Girl, Woman, Other
Girl, Woman, Other by Bernardine Evaristo
Guest review from @jtrozeik✨
📒📕📗📘📙
It’s no surprise that Evaristo’s Girl, Woman, Other won the Booker prize last year.
The story follows the lives and struggles of 12 different characters. Mostly women, mostly Black and British. But all with very different upbringings, families, struggles, and perspectives.
Evaristo touches on important topics; the LGBTQ+ community, race, and feminism but it also goes deeper within them to also explore themes of domestic abuse, unhappy marriages, parental abandonment, and rape across six generations across the UK.
The book is split into four main chapters, with each chapter split into three sections – a character for each section.
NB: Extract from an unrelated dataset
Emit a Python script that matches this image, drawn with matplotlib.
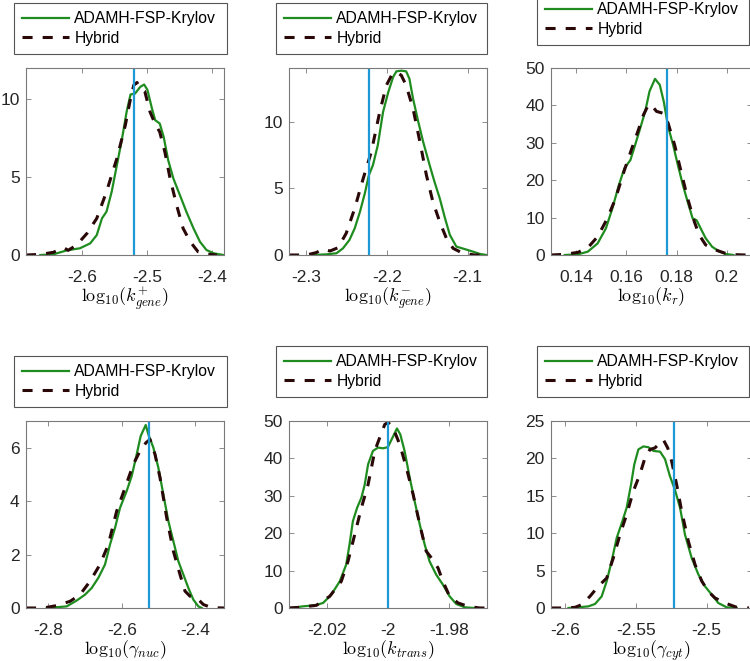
import matplotlib
matplotlib.use("Agg")
import matplotlib.pyplot as plt
from matplotlib.ticker import FormatStrFormatter

plt.rcParams['font.family'] = ['Liberation Sans', 'DejaVu Sans']
plt.rcParams['mathtext.fontset'] = 'cm'
plt.rcParams['axes.unicode_minus'] = False

GREEN = '#1f8c1f'
DARK = '#2a0808'
BLUE = '#1d9ad6'

# ---- k_gene^+ ----
kon_x_fsp = [-2.665, -2.645, -2.624, -2.604, -2.588, -2.578, -2.570, -2.563, -2.555, -2.547,
             -2.539, -2.532, -2.526, -2.519, -2.511, -2.505, -2.500, -2.493, -2.488, -2.481,
             -2.475, -2.468, -2.460, -2.450, -2.440, -2.429, -2.419, -2.409, -2.398, -2.383]
kon_y_fsp = [0, 0.04, 0.3, 0.43, 0.75, 1.28, 2.35, 2.78, 4.06, 5.77,
             7.48, 9.19, 10.3, 10.36, 10.79, 10.94, 10.6, 9.4, 8.65, 8.44,
             7.59, 6.09, 4.91, 3.85, 2.78, 1.71, 0.85, 0.32, 0.11, 0]
kon_x_hyb = [-2.687, -2.665, -2.645, -2.629, -2.622, -2.609, -2.593, -2.578, -2.563, -2.547,
             -2.534, -2.527, -2.521, -2.516, -2.511, -2.504, -2.496, -2.488, -2.481, -2.473,
             -2.465, -2.455, -2.445, -2.434, -2.422, -2.409, -2.393]
kon_y_hyb = [0, 0.04, 0.17, 0.47, 0.3, 0.64, 1.39, 2.35, 4.06, 6.2,
             8.33, 9.83, 10.9, 11.07, 10.7, 10.5, 9.19, 8.4, 7.9, 6.6,
             4.9, 3.2, 1.71, 0.85, 0.21, 0.06, 0]

# ---- k_gene^- ----
koff_x_fsp = [-2.291, -2.2745, -2.262, -2.254, -2.246, -2.2395, -2.233, -2.227, -2.222, -2.217,
              -2.211, -2.2045, -2.198, -2.192, -2.188, -2.182, -2.176, -2.172, -2.1675, -2.161,
              -2.155, -2.147, -2.141, -2.1345, -2.128, -2.122, -2.114, -2.104, -2.0934, -2.085, -2.077]
koff_y_fsp = [0, 0.05, 0.13, 0.5, 1.13, 2.0, 3.25, 4.63, 6.0, 6.75,
              8.25, 10.75, 12.25, 13.38, 13.8, 13.85, 13.8, 13.25, 11.75, 10.0,
              8.5, 6.75, 5.5, 4.25, 2.75, 1.5, 0.63, 0.45, 0.25, 0.08, 0]
koff_x_hyb = [-2.3206, -2.299, -2.287, -2.2786, -2.270, -2.260, -2.250, -2.2395, -2.229, -2.219,
              -2.2086, -2.2004, -2.194, -2.188, -2.182, -2.176, -2.1675, -2.159, -2.151, -2.143,
              -2.1346, -2.1263, -2.118, -2.106, -2.0914, -2.077]
koff_y_hyb = [0, 0, 0.18, 0.45, 0.3, 0.55, 1.63, 3.5, 5.75, 7.75,
              10.75, 12.75, 13.5, 13.75, 13.5, 12.75, 11.0, 8.5, 6.0, 4.0,
              2.5, 1.25, 0.5, 0.13, 0, 0]

# ---- k_r ----
kr_x_fsp = [0.1354, 0.1407, 0.1446, 0.1485, 0.1518, 0.1544, 0.1570, 0.1592, 0.1616, 0.1635,
            0.1655, 0.1675, 0.1692, 0.1714, 0.1733, 0.1749, 0.1766, 0.1786, 0.1805, 0.1825,
            0.1844, 0.1864, 0.1880, 0.1897, 0.1916, 0.1942, 0.1969, 0.1995, 0.2027]
kr_y_fsp = [0, 0.18, 0.9, 3.1, 7.1, 12.5, 18.75, 23.2, 25.4, 29.5,
            33.9, 38.4, 43.75, 47.1, 45.5, 41.0, 34.4, 29.5, 24.1, 18.75,
            14.3, 9.8, 9.3, 7.0, 4.5, 2.2, 1.0, 0.27, 0]
kr_x_hyb = [0.1299, 0.1354, 0.1407, 0.1446, 0.1485, 0.1524, 0.1557, 0.1590, 0.1622, 0.1648,
            0.1668, 0.1688, 0.1701, 0.1720, 0.1746, 0.1766, 0.1792, 0.1818, 0.1844, 0.1871,
            0.1890, 0.1916, 0.1956, 0.1995, 0.2034, 0.2076, 0.21]
kr_y_hyb = [0, 0.18, 0.71, 1.96, 4.9, 9.8, 15.2, 22.3, 28.6, 33.5,
            37.5, 40.2, 40.0, 38.4, 37.9, 35.3, 29.5, 22.3, 15.2, 8.9,
            5.4, 2.7, 1.34, 0.45, 0.09, 0, 0]

# ---- gamma_nuc ----
gnuc_x_fsp = [-2.8045, -2.7773, -2.750, -2.7227, -2.700, -2.6818, -2.6636, -2.6455, -2.6318, -2.6182,
              -2.6045, -2.5864, -2.5727, -2.5591, -2.5482, -2.5345, -2.5273, -2.5136, -2.500, -2.4864,
              -2.4727, -2.4591, -2.4455, -2.4318, -2.4182, -2.4045, -2.3909, -2.3818]
gnuc_y_fsp = [0, 0.03, 0.06, 0.28, 0.5, 0.75, 1.13, 1.63, 2.38, 3.0,
              3.75, 4.38, 4.94, 5.75, 6.44, 6.85, 6.5, 6.0, 5.25, 4.25,
              3.25, 2.5, 1.75, 1.25, 0.75, 0.31, 0.06, 0]
gnuc_x_hyb = [-2.861, -2.8136, -2.7773, -2.7409, -2.7136, -2.6864, -2.6591, -2.6364, -2.6136, -2.5909,
              -2.5682, -2.55, -2.5336, -2.5227, -2.5091, -2.4955, -2.4773, -2.4591, -2.4409, -2.4273,
              -2.4136, -2.3955, -2.3773, -2.3545, -2.3209]
gnuc_y_hyb = [0, 0, 0.09, 0.25, 0.5, 1.0, 1.63, 2.38, 3.63, 4.5,
              5.38, 5.88, 6.19, 6.31, 5.75, 4.88, 3.38, 2.13, 1.25, 0.63,
              0.44, 0.38, 0.13, 0.01, 0]

# ---- k_trans ----
ktr_x_fsp = [-2.0326, -2.0302, -2.028, -2.0242, -2.0214, -2.0187, -2.0159, -2.0138, -2.0127, -2.0116,
             -2.0102, -2.0088, -2.0077, -2.0066, -2.005, -2.0033, -2.0017, -2.0001, -1.9986, -1.9971,
             -1.996, -1.9946, -1.9929, -1.9913, -1.9896, -1.988, -1.9864, -1.9842, -1.982, -1.9798,
             -1.9776, -1.9748, -1.9716]
ktr_y_fsp = [0, 0.18, 0.45, 0.71, 1.34, 3.57, 7.14, 11.6, 16.96, 23.2,
             26.8, 29.5, 33.0, 38.4, 42.0, 42.9, 42.7, 43.0, 45.5, 48.0,
             46.4, 42.0, 34.8, 28.6, 22.3, 17.0, 12.5, 8.9, 6.25, 3.13,
             1.07, 0.18, 0]
ktr_x_hyb = [-2.0326, -2.0291, -2.0236, -2.0192, -2.0154, -2.0132, -2.011, -2.0088, -2.0066, -2.0044,
             -2.0028, -2.0011, -2.0, -1.9984, -1.9962, -1.994, -1.9918, -1.9896, -1.9875, -1.9853,
             -1.9836, -1.982, -1.9798, -1.977, -1.9738, -1.9699, -1.9675]
ktr_y_hyb = [0, 0.18, 0.71, 3.13, 7.14, 12.5, 19.6, 26.8, 33.0, 42.0,
             45.5, 49.1, 49.6, 48.2, 43.75, 37.5, 30.4, 22.3, 15.2, 12.9,
             10.7, 7.14, 3.13, 1.34, 0.45, 0, 0]

# ---- gamma_cyt ----
gcyt_x_fsp = [-2.5976, -2.5906, -2.5835, -2.5788, -2.5741, -2.5706, -2.5671, -2.5635, -2.5595, -2.5565,
              -2.5534, -2.5511, -2.5482, -2.5447, -2.5412, -2.5376, -2.5329, -2.5294, -2.5259, -2.5224,
              -2.5188, -2.5153, -2.5106, -2.5059, -2.5012, -2.4965, -2.4918, -2.4859, -2.4788]
gcyt_y_fsp = [0, 0.09, 0.22, 0.54, 1.56, 3.57, 6.25, 9.38, 11.6, 13.4,
              16.5, 19.2, 21.2, 21.6, 21.5, 21.0, 20.9, 19.9, 17.6, 15.8,
              13.4, 9.8, 6.7, 4.5, 2.9, 1.8, 0.67, 0.09, 0]
gcyt_x_hyb = [-2.6099, -2.6, -2.5929, -2.5882, -2.5824, -2.5765, -2.5706, -2.5659, -2.5612, -2.5565,
              -2.5518, -2.5471, -2.5435, -2.54, -2.5365, -2.5329, -2.5306, -2.5275, -2.5247, -2.5212,
              -2.5176, -2.5129, -2.5082, -2.5035, -2.4988, -2.4941, -2.4871, -2.4788, -2.4701]
gcyt_y_hyb = [0, 0, 0.09, 0.45, 1.56, 2.9, 4.0, 6.7, 9.8, 12.5,
              15.6, 17.9, 20.1, 21.2, 21.4, 22.1, 22.5, 21.4, 19.6, 16.5,
              12.9, 8.9, 5.8, 3.6, 2.2, 1.34, 0.67, 0.09, 0]

true_vals = [-2.521, -2.222, 0.176, -2.5245, -2.0, -2.5228]
xlabels = [r'$\mathrm{log}_{10}(k^{+}_{gene})$', r'$\mathrm{log}_{10}(k^{-}_{gene})$',
           r'$\mathrm{log}_{10}(k_r)$', r'$\mathrm{log}_{10}(\gamma_{nuc})$',
           r'$\mathrm{log}_{10}(k_{trans})$', r'$\mathrm{log}_{10}(\gamma_{cyt})$']
xlims = [(-2.687, -2.382), (-2.3206, -2.0762), (0.1299, 0.2101),
         (-2.861, -2.321), (-2.0326, -1.9675), (-2.6099, -2.468)]
ylims = [(0, 12), (0, 14.05), (0, 50), (0, 7), (0, 50), (0, 25)]
xticks = [[-2.6, -2.5, -2.4], [-2.3, -2.2, -2.1], [0.14, 0.16, 0.18, 0.2],
          [-2.8, -2.6, -2.4], [-2.02, -2.0, -1.98], [-2.6, -2.55, -2.5]]
yticks = [[0, 5, 10], [0, 5, 10], [0, 10, 20, 30, 40, 50],
          [0, 2, 4, 6], [0, 10, 20, 30, 40, 50], [0, 5, 10, 15, 20, 25]]

fsp_x = [kon_x_fsp, koff_x_fsp, kr_x_fsp, gnuc_x_fsp, ktr_x_fsp, gcyt_x_fsp]
fsp_y = [kon_y_fsp, koff_y_fsp, kr_y_fsp, gnuc_y_fsp, ktr_y_fsp, gcyt_y_fsp]
hyb_x = [kon_x_hyb, koff_x_hyb, kr_x_hyb, gnuc_x_hyb, ktr_x_hyb, gcyt_x_hyb]
hyb_y = [kon_y_hyb, koff_y_hyb, kr_y_hyb, gnuc_y_hyb, ktr_y_hyb, gcyt_y_hyb]

W, H = 750, 661
fig = plt.figure(figsize=(W / 100, H / 100), dpi=100)

# pixel boxes: left, top, width, height
ax_boxes = [(26, 68, 198, 187), (289, 68, 198, 187), (551, 68, 201, 187),
            (26, 421, 198, 187), (289, 421, 198, 187), (551, 421, 201, 187)]
leg_boxes = [(14, 10, 213), (276, 10, 211), (537, 1, 212),
             (14, 363, 213), (276, 353, 211), (537, 353, 212)]

for i in range(6):
    l, t, w, h = ax_boxes[i]
    ax = fig.add_axes([l / W, 1 - (t + h) / H, w / W, h / H])
    ax.plot(fsp_x[i], fsp_y[i], color=GREEN, lw=1.6, label='ADAMH-FSP-Krylov')
    ax.plot(hyb_x[i], hyb_y[i], color=DARK, lw=2.2, linestyle=(0, (3.3, 3.3)), label='Hybrid')
    ax.axvline(true_vals[i], color=BLUE, lw=1.6)
    ax.set_xlim(xlims[i])
    ax.set_ylim(ylims[i])
    ax.set_xticks(xticks[i])
    ax.set_yticks(yticks[i])
    ax.xaxis.set_major_formatter(FormatStrFormatter('%g'))
    ax.yaxis.set_major_formatter(FormatStrFormatter('%g'))
    ax.tick_params(direction='in', top=True, right=True, length=3.5, width=0.6,
                   labelsize=12.5, colors='#7a7a7a', labelcolor='#262626')
    ax.tick_params(axis='x', pad=11)
    ax.tick_params(axis='y', pad=4.5)
    for sp in ax.spines.values():
        sp.set_color('#7a7a7a')
        sp.set_linewidth(0.8)
    ax.set_xlabel(xlabels[i], fontsize=13, labelpad=0)

    ll, lt, lw_ = leg_boxes[i]
    leg = ax.legend(loc='upper left', bbox_to_anchor=(ll / W, 1 - lt / H, lw_ / W, 0.01),
                    bbox_transform=fig.transFigure, mode='expand', borderaxespad=0,
                    fontsize=11.3, handlelength=3.0, handletextpad=0.35, labelspacing=0.3,
                    borderpad=0.5, fancybox=False, framealpha=1)
    leg.get_frame().set_edgecolor('#555555')
    leg.get_frame().set_linewidth(0.8)

fig.savefig('out.png', dpi=100)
The characters are all directly connected in each chapter, but Evaristo seamlessly ties the characters loosely across the other chapters. And the characters are incredibly dimensional, I really felt like I know them – and despite not relating with all of their struggles, you become to deeply empathise with their pain and learn. It’s impressive how she has managed to create 12 unique characters, each unique, each with a different background, and each with a vibrant personality. Her writing is profoundly compassionate but equally witty, and it forces you to challenge your own biases.
If you’re someone who likes literacy structure – this book is not for you. Evaristo does not follow traditional grammar rules and you may not realise you’re reading through dialogue instead of narrative! However, you get used to it, and it helps the narrative flow and focused on the perspective of the character you’re reading.